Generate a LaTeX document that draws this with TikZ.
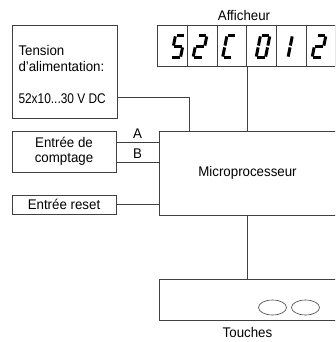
\documentclass[tikz,border=0pt]{standalone}
\usepackage{fontspec}
\setmainfont{Liberation Sans}[FakeStretch=0.95]
\newfontfamily\narrowfont{Liberation Sans}[FakeStretch=0.85]
\usetikzlibrary{positioning,shapes.geometric}

\tikzset{
    pics/digit/.style={code={
        \coordinate (a1) at (-3.7,-11); \coordinate (a2) at (3.7,-11);
        \coordinate (b1) at (4.7,-10.1); \coordinate (b2) at (4.7,-0.9);
        \coordinate (c1) at (4.7,0.9);   \coordinate (c2) at (4.7,10.1);
        \coordinate (d1) at (-3.7,11);  \coordinate (d2) at (3.7,11);
        \coordinate (e1) at (-4.7,0.9);  \coordinate (e2) at (-4.7,10.1);
        \coordinate (f1) at (-4.7,-10.1); \coordinate (f2) at (-4.7,-0.9);
        \coordinate (g1) at (-3.7,0);    \coordinate (g2) at (3.7,0);
        \foreach \s in {#1} \draw[seg] (\s1) -- (\s2);
    }}
}

\begin{document}
\begin{tikzpicture}[
    x=1pt,y=-1pt,
    every node/.style={font=\fontsize{14}{15.5}\selectfont,text=black},
    block/.style={rectangle,draw=black!75,line width=0.8pt,inner sep=0pt},
    cell/.style={rectangle,draw=black!75,line width=0.8pt,minimum width=29.7pt,minimum height=41pt,inner sep=0pt},
    key/.style={ellipse,draw=black!75,line width=0.6pt,minimum width=28pt,minimum height=15pt,inner sep=0pt},
    wire/.style={draw=black!75,line width=0.8pt},
    seg/.style={draw=black,line width=3pt},
    tag/.style={inner sep=3.5pt}
]
\useasboundingbox (0,0) rectangle (335,342);
\clip (0,0) rectangle (335,342);

% Power supply
\node[block,minimum width=105pt,minimum height=93pt] (tension) at (64.5,71.5) {};
\node[align=left,anchor=north west,inner sep=0pt] (tensionlbl) at (18.3,45.5)
    {Tension\\d'alimentation:\\[17pt]{\narrowfont 52x10...30 V DC}};

% Inputs
\node[block,minimum width=104pt,minimum height=41pt,align=center] (count) at (64,151.5) {Entr\'ee de\\comptage};
\node[block,minimum width=104pt,minimum height=19pt] (reset) at (64,204.5) {Entr\'ee reset};

% Microprocessor
\node[block,minimum width=177pt,minimum height=84pt] (micro) at (247.5,173) {Microprocesseur};

% Display
\node[cell] (c1) at (172.35,45.5) {};
\node[cell] (c2) at (202.05,45.5) {};
\node[cell] (c3) at (231.75,45.5) {};
\node[cell] (c4) at (261.45,45.5) {};
\node[cell] (c5) at (291.15,45.5) {};
\node[cell] (c6) at (320.85,45.5) {};
\node (disp) at (244,15) {Afficheur};

\pic[xslant=0.2] at (178,46.5) {digit={a,f,g,c,d}};
\pic[xslant=0.2] at (200,46.5) {digit={a,b,g,e,d}};
\pic[xslant=0.2] at (229.5,46.5) {digit={a,f,e,d}};
\pic[xslant=0.2] at (263,46.5) {digit={a,b,c,d,e,f}};
\pic[xslant=0.2] at (285.5,46.5) {digit={b,c}};
\pic[xslant=0.2] at (319,46.5) {digit={a,b,g,e,d}};

% Keypad
\node[block,minimum width=177pt,minimum height=41.5pt] (keys) at (247.5,300) {};
\node[key] (k1) at (272.5,307.5) {};
\node[key] (k2) at (305.5,307.5) {};
\node[below=3pt of keys] (keyslbl) {Touches};

% Connections
\draw[wire] ([yshift=-25.5pt]tension.east) -| ([xshift=-58.5pt]micro.north);
\draw[wire] (c3.south east) -- (c3.south east |- micro.north);
\draw[wire] ([yshift=9.5pt]count.east) -- ([yshift=9.5pt]count.east -| micro.west)
    node[midway,above,tag] {A};
\draw[wire] ([yshift=-10.5pt]count.east) -- ([yshift=-10.5pt]count.east -| micro.west)
    node[midway,above,tag] {B};
\draw[wire] (reset.east) -- (reset.east -| micro.west);
\draw[wire] (micro.south) -- (keys.north);
\end{tikzpicture}
\end{document}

*GOAL:* Repeat the lines exactly as they stand, from the opening line of the data through the line with "width=177pt,minimum height=84pt] (micro)". Pictures stay out of the copy.

*RIGHT ANSWER:*
Generate a LaTeX document that draws this with TikZ.
\documentclass[tikz,border=0pt]{standalone}
\usepackage{fontspec}
\setmainfont{Liberation Sans}[FakeStretch=0.95]
\newfontfamily\narrowfont{Liberation Sans}[FakeStretch=0.85]
\usetikzlibrary{positioning,shapes.geometric}

\tikzset{
    pics/digit/.style={code={
        \coordinate (a1) at (-3.7,-11); \coordinate (a2) at (3.7,-11);
        \coordinate (b1) at (4.7,-10.1); \coordinate (b2) at (4.7,-0.9);
        \coordinate (c1) at (4.7,0.9);   \coordinate (c2) at (4.7,10.1);
        \coordinate (d1) at (-3.7,11);  \coordinate (d2) at (3.7,11);
        \coordinate (e1) at (-4.7,0.9);  \coordinate (e2) at (-4.7,10.1);
        \coordinate (f1) at (-4.7,-10.1); \coordinate (f2) at (-4.7,-0.9);
        \coordinate (g1) at (-3.7,0);    \coordinate (g2) at (3.7,0);
        \foreach \s in {#1} \draw[seg] (\s1) -- (\s2);
    }}
}

\begin{document}
\begin{tikzpicture}[
    x=1pt,y=-1pt,
    every node/.style={font=\fontsize{14}{15.5}\selectfont,text=black},
    block/.style={rectangle,draw=black!75,line width=0.8pt,inner sep=0pt},
    cell/.style={rectangle,draw=black!75,line width=0.8pt,minimum width=29.7pt,minimum height=41pt,inner sep=0pt},
    key/.style={ellipse,draw=black!75,line width=0.6pt,minimum width=28pt,minimum height=15pt,inner sep=0pt},
    wire/.style={draw=black!75,line width=0.8pt},
    seg/.style={draw=black,line width=3pt},
    tag/.style={inner sep=3.5pt}
]
\useasboundingbox (0,0) rectangle (335,342);
\clip (0,0) rectangle (335,342);

% Power supply
\node[block,minimum width=105pt,minimum height=93pt] (tension) at (64.5,71.5) {};
\node[align=left,anchor=north west,inner sep=0pt] (tensionlbl) at (18.3,45.5)
    {Tension\\d'alimentation:\\[17pt]{\narrowfont 52x10...30 V DC}};

% Inputs
\node[block,minimum width=104pt,minimum height=41pt,align=center] (count) at (64,151.5) {Entr\'ee de\\comptage};
\node[block,minimum width=104pt,minimum height=19pt] (reset) at (64,204.5) {Entr\'ee reset};

% Microprocessor
\node[block,minimum width=177pt,minimum height=84pt] (micro) at (247.5,173) {Microprocesseur};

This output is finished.